Problem to solve ->
Pictures are not part of the copy. Give again exactly the lines from the one with "What D3.js code" to the one with "const cam = [0, D * sT, D * cT];", inclusive.

Data listing ->

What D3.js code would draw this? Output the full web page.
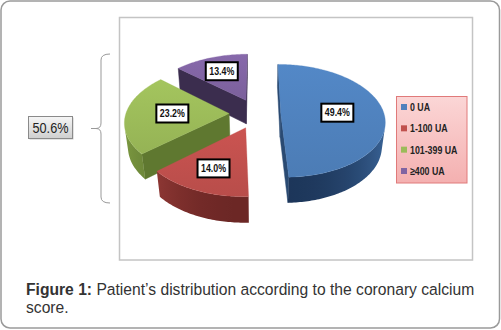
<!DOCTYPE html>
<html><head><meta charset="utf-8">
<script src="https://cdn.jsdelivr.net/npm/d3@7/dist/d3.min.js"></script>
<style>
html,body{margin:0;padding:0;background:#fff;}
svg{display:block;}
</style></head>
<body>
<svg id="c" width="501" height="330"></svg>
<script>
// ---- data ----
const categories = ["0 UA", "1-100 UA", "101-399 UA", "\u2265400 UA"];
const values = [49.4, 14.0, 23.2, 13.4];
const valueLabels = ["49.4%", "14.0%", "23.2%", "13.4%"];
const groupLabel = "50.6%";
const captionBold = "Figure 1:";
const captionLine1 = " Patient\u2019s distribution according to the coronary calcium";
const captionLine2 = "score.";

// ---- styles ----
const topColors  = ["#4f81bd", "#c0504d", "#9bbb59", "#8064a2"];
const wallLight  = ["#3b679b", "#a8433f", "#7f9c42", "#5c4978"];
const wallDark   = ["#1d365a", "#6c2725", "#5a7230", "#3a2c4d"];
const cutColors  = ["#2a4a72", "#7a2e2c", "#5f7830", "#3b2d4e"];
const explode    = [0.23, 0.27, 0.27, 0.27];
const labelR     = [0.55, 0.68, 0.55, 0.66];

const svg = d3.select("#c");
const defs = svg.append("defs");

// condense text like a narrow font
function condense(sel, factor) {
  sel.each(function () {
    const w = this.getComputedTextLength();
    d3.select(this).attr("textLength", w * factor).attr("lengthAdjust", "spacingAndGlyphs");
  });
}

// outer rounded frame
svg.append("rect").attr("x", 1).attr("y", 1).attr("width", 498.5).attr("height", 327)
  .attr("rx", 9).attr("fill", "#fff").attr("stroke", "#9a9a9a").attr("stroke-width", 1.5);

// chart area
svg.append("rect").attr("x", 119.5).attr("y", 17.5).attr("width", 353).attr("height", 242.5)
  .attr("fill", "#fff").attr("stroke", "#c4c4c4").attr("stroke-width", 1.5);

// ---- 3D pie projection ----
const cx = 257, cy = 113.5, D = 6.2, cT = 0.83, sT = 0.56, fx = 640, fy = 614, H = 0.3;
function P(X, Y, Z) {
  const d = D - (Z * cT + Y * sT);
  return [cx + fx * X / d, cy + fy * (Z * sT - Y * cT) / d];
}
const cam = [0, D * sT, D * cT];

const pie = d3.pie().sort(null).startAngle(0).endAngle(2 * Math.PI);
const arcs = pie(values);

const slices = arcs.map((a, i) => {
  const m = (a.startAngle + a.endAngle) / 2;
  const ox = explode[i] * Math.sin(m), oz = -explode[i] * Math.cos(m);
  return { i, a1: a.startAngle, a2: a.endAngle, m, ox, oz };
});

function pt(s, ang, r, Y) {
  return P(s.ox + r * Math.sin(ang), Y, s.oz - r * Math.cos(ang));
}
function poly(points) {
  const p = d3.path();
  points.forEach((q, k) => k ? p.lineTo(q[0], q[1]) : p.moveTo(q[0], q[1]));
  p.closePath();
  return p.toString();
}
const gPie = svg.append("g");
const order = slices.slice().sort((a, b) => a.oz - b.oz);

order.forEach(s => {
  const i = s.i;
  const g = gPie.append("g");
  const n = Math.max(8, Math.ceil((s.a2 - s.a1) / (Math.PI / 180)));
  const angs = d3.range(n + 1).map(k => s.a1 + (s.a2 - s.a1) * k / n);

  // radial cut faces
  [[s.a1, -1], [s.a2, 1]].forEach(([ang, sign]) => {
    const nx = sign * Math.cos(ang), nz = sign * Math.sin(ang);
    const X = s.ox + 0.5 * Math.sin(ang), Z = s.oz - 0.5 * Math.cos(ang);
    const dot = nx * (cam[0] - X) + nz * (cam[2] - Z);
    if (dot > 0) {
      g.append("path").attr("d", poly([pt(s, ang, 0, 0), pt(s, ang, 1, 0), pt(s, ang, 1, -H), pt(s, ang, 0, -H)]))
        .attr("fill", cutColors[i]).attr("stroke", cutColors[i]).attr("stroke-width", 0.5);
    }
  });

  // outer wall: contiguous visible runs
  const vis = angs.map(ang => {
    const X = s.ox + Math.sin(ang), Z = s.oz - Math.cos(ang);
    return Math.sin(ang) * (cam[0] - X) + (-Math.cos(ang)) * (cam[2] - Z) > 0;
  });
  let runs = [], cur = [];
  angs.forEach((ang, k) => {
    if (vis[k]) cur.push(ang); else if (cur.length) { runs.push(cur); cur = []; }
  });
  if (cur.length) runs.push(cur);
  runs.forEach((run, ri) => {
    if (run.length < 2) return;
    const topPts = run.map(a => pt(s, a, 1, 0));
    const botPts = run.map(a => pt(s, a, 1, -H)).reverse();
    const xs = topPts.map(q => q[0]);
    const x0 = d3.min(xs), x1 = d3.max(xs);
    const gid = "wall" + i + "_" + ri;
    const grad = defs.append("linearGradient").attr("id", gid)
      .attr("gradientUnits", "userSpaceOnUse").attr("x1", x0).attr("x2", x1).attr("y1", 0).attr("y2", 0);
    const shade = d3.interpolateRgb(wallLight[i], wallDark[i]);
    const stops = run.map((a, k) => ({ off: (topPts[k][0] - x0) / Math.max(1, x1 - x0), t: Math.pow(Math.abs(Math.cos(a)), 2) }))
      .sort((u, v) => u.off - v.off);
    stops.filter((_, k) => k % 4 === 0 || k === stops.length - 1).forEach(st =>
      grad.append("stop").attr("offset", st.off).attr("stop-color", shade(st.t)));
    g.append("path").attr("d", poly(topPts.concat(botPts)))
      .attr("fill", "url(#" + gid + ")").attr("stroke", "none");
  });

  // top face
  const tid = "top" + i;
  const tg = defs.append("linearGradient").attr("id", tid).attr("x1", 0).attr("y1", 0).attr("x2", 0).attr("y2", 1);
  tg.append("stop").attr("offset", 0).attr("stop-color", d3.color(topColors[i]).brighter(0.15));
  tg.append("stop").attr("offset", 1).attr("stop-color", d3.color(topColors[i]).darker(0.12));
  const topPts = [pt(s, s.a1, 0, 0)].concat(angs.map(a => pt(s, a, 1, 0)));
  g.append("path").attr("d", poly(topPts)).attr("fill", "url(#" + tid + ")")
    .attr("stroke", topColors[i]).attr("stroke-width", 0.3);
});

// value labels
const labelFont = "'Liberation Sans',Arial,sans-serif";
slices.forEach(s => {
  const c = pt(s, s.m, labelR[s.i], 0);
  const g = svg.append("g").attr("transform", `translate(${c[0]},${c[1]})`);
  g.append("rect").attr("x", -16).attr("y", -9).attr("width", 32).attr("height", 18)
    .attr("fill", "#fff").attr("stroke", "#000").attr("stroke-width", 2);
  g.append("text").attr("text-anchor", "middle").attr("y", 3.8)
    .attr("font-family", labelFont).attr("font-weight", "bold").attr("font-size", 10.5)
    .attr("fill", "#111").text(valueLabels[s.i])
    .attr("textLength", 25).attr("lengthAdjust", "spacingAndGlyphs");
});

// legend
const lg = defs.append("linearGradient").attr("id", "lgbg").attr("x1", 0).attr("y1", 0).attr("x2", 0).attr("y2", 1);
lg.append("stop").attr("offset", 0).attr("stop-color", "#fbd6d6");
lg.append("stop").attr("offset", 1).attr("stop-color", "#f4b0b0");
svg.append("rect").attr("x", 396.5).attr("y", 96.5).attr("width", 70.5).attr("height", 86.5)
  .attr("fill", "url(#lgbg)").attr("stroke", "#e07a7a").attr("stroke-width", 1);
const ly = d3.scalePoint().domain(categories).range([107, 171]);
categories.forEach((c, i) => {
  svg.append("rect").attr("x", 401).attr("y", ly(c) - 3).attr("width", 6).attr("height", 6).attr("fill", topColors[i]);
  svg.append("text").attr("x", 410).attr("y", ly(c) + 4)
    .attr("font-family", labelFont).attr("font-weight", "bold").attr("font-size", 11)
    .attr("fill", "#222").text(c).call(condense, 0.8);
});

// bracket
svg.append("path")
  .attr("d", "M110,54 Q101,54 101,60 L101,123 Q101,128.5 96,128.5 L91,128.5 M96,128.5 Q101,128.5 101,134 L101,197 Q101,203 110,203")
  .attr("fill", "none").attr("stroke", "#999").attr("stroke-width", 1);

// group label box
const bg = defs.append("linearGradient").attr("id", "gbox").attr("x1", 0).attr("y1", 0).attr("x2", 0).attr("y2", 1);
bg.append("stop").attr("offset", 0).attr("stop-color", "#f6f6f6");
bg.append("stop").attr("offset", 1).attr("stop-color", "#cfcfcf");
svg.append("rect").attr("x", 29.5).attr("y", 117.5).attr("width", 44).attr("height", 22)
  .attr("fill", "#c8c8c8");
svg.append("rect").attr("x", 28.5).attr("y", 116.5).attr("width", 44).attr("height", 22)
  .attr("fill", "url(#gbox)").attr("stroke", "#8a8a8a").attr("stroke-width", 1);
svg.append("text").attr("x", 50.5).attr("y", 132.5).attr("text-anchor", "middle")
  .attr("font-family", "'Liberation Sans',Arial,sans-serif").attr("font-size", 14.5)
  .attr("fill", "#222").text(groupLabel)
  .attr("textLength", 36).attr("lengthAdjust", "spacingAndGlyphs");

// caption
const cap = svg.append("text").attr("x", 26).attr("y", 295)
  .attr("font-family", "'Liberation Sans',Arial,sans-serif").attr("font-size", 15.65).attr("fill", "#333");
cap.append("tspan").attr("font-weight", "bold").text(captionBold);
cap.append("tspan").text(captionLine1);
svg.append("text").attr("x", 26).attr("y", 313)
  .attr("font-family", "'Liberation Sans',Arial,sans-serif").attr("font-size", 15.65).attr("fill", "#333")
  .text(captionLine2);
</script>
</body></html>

==

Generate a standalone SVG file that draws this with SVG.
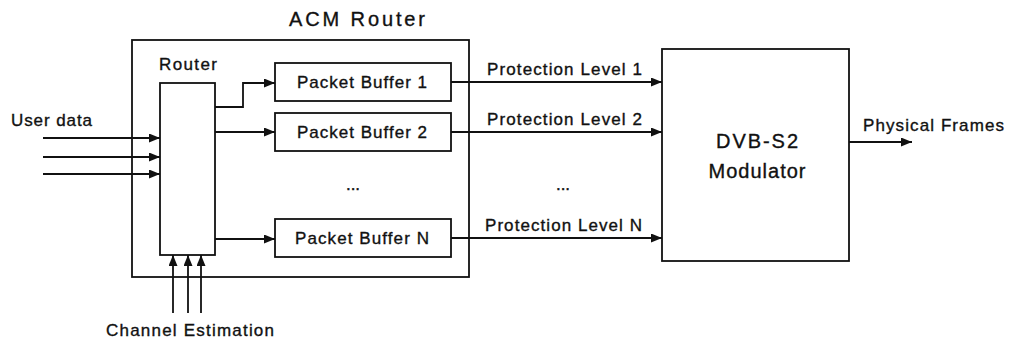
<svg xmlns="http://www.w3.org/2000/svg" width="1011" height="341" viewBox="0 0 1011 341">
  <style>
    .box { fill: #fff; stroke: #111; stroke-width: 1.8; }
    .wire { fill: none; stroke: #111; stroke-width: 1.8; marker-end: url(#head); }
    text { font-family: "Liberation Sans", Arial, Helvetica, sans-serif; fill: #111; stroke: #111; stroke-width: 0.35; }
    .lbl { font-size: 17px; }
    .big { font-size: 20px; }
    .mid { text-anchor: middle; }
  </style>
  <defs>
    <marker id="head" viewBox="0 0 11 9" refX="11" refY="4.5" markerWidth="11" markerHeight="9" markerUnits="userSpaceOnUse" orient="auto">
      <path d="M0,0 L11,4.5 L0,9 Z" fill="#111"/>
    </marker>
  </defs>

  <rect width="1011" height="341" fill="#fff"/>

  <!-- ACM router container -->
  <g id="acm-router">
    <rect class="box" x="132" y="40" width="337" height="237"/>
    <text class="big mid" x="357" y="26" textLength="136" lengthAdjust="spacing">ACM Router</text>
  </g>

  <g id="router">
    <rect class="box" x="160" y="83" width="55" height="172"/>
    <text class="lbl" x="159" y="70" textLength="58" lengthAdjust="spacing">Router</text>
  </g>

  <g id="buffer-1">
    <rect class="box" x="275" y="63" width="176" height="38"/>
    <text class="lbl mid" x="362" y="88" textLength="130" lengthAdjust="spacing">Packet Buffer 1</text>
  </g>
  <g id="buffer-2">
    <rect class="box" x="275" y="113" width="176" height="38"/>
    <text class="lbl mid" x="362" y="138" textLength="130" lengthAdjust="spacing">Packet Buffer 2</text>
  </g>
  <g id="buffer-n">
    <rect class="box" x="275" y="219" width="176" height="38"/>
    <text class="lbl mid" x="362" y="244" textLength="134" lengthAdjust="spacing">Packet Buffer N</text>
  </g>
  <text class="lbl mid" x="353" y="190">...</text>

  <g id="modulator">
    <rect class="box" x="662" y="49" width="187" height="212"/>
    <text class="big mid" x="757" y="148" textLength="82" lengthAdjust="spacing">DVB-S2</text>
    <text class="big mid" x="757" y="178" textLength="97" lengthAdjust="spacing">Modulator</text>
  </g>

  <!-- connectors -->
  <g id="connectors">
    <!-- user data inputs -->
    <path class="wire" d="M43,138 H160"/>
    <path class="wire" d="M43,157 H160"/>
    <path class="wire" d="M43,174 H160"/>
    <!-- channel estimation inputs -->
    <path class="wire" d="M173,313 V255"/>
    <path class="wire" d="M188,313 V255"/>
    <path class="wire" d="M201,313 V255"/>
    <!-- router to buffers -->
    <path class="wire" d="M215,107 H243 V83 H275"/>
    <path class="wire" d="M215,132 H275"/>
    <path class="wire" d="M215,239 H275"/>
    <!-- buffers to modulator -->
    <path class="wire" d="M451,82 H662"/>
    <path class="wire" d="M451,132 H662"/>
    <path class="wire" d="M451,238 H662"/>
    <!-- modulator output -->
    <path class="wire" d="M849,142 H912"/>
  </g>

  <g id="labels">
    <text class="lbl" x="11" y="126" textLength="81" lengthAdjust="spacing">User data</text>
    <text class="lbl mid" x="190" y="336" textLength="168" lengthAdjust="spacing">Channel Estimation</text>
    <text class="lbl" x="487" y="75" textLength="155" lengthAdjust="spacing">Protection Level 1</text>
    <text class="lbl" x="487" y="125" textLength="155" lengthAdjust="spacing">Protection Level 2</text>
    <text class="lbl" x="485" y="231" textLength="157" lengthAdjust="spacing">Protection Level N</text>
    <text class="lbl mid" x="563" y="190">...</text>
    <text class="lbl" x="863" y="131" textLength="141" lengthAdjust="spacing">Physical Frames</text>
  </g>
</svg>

---

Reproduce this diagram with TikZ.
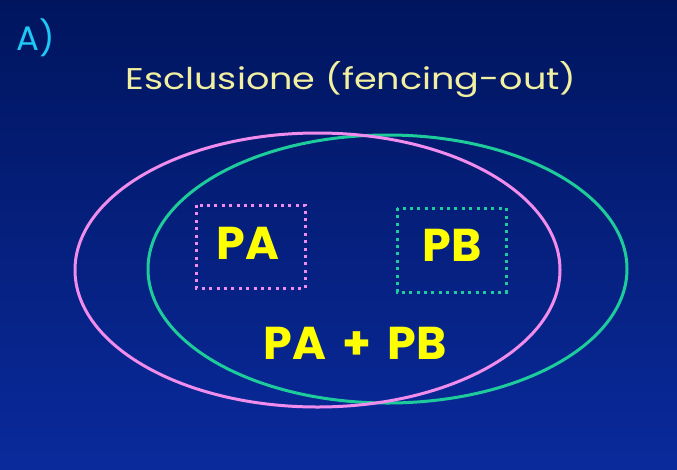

Finished answer ->
What D3.js code would draw this? Output the full web page.
<!DOCTYPE html>
<html><head><meta charset="utf-8">
<script src="https://cdn.jsdelivr.net/npm/d3@7/dist/d3.min.js"></script>
<style>
html,body{margin:0;padding:0;background:#fff;}
svg{display:block;}
</style></head>
<body>
<svg id="c" width="501" height="330"></svg>
<script>
// ---- data ----
const categories = ["0 UA", "1-100 UA", "101-399 UA", "\u2265400 UA"];
const values = [49.4, 14.0, 23.2, 13.4];
const valueLabels = ["49.4%", "14.0%", "23.2%", "13.4%"];
const groupLabel = "50.6%";
const captionBold = "Figure 1:";
const captionLine1 = " Patient\u2019s distribution according to the coronary calcium";
const captionLine2 = "score.";

// ---- styles ----
const topColors  = ["#4f81bd", "#c0504d", "#9bbb59", "#8064a2"];
const wallLight  = ["#3b679b", "#a8433f", "#7f9c42", "#5c4978"];
const wallDark   = ["#1d365a", "#6c2725", "#5a7230", "#3a2c4d"];
const cutColors  = ["#2a4a72", "#7a2e2c", "#5f7830", "#3b2d4e"];
const explode    = [0.23, 0.27, 0.27, 0.27];
const labelR     = [0.55, 0.68, 0.55, 0.66];

const svg = d3.select("#c");
const defs = svg.append("defs");

// condense text like a narrow font
function condense(sel, factor) {
  sel.each(function () {
    const w = this.getComputedTextLength();
    d3.select(this).attr("textLength", w * factor).attr("lengthAdjust", "spacingAndGlyphs");
  });
}

// outer rounded frame
svg.append("rect").attr("x", 1).attr("y", 1).attr("width", 498.5).attr("height", 327)
  .attr("rx", 9).attr("fill", "#fff").attr("stroke", "#9a9a9a").attr("stroke-width", 1.5);

// chart area
svg.append("rect").attr("x", 119.5).attr("y", 17.5).attr("width", 353).attr("height", 242.5)
  .attr("fill", "#fff").attr("stroke", "#c4c4c4").attr("stroke-width", 1.5);

// ---- 3D pie projection ----
const cx = 257, cy = 113.5, D = 6.2, cT = 0.83, sT = 0.56, fx = 640, fy = 614, H = 0.3;
function P(X, Y, Z) {
  const d = D - (Z * cT + Y * sT);
  return [cx + fx * X / d, cy + fy * (Z * sT - Y * cT) / d];
}
const cam = [0, D * sT, D * cT];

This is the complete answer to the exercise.